Smartphone shopping is set to more than treble in value from £13.5 billion to £43 billion over the next four years, accounting for two thirds of all UK online purchases.
But research from Google, PayPal UK and OC&C Strategy Consultants shows that British retailers are failing to keep up with their Asian and American rivals who are adapting more quickly to consumers' shift to mobile.
UK retail sites are around 10% to 25% slower to load than US competitors, though Google research shows that improving load times by one second alone can boost conversion rates by 27%.
PayPal UK mobile commerce director Rob Harper said: "Speed is an important factor in any shopping experience, but when it comes to mobile shopping it's vital.
"Retailers can reduce the time it takes to browse and select a purchase but if it takes too long to pay, they may lose that sale. It's a problem that retailers can easily address."
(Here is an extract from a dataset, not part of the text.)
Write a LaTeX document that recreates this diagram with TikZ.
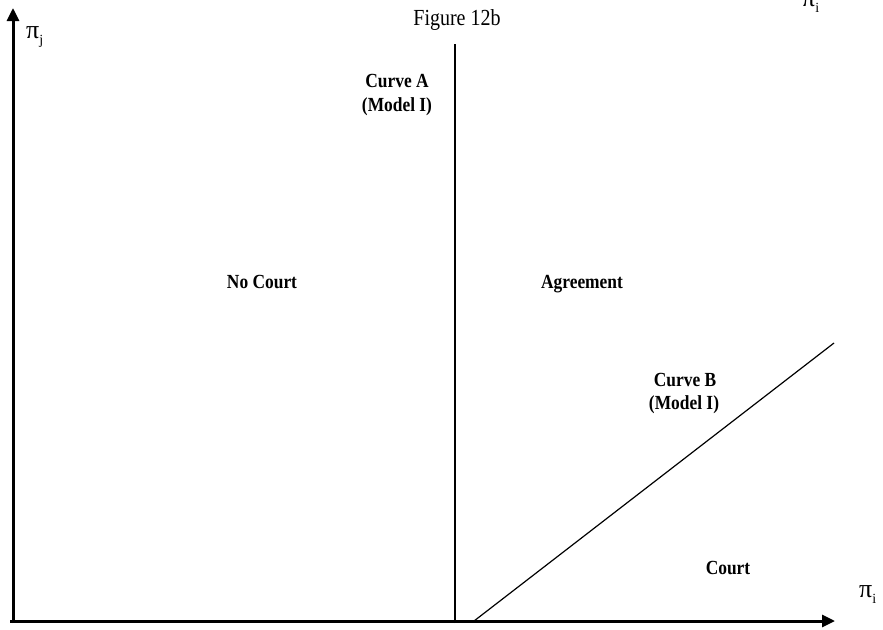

Only 16% of Britain's top retailers offer customer support through mobile chat versus 41% of the top 100 US sites, and few companies have a presence on messaging platforms despite their growth beyond social networking sites.
In the meantime, around 250 million Chinese consumers made purchases through popular web messaging app WeChat last year.
The report said retailers are experiencing a "fundamental change" in shopper behaviours and demand.
Around 80% of web retail will involve research, transactions and price comparisons through a smartphone by 2020.
About £1.5 billion was spent via smartphones while UK consumers were away from home and work - while travelling commuting and sitting in cafes - while £1.25 billion worth of purchases were made while in a store, £500 million of which was with a competing retailer.
Meanwhile, 39% of consumers trust online information more than an in-store assistant, and a growing number are spending cash in a rush for upcoming events.
Those trends together are expected to drive growth in mobile's share of online retail, the report explained.
"The next evolution of mobile shopping will reduce the consumer journey even further. Contextual commerce will enable consumers to buy things at the point of discovery - whether that's in an email, on a Pinterest page or in a messenger app - rather than needing to click through to an online shop," Mr Harper said.
"Mobile technology is determining the future of e-commerce, and retailers need to act now to prepare themselves accordingly."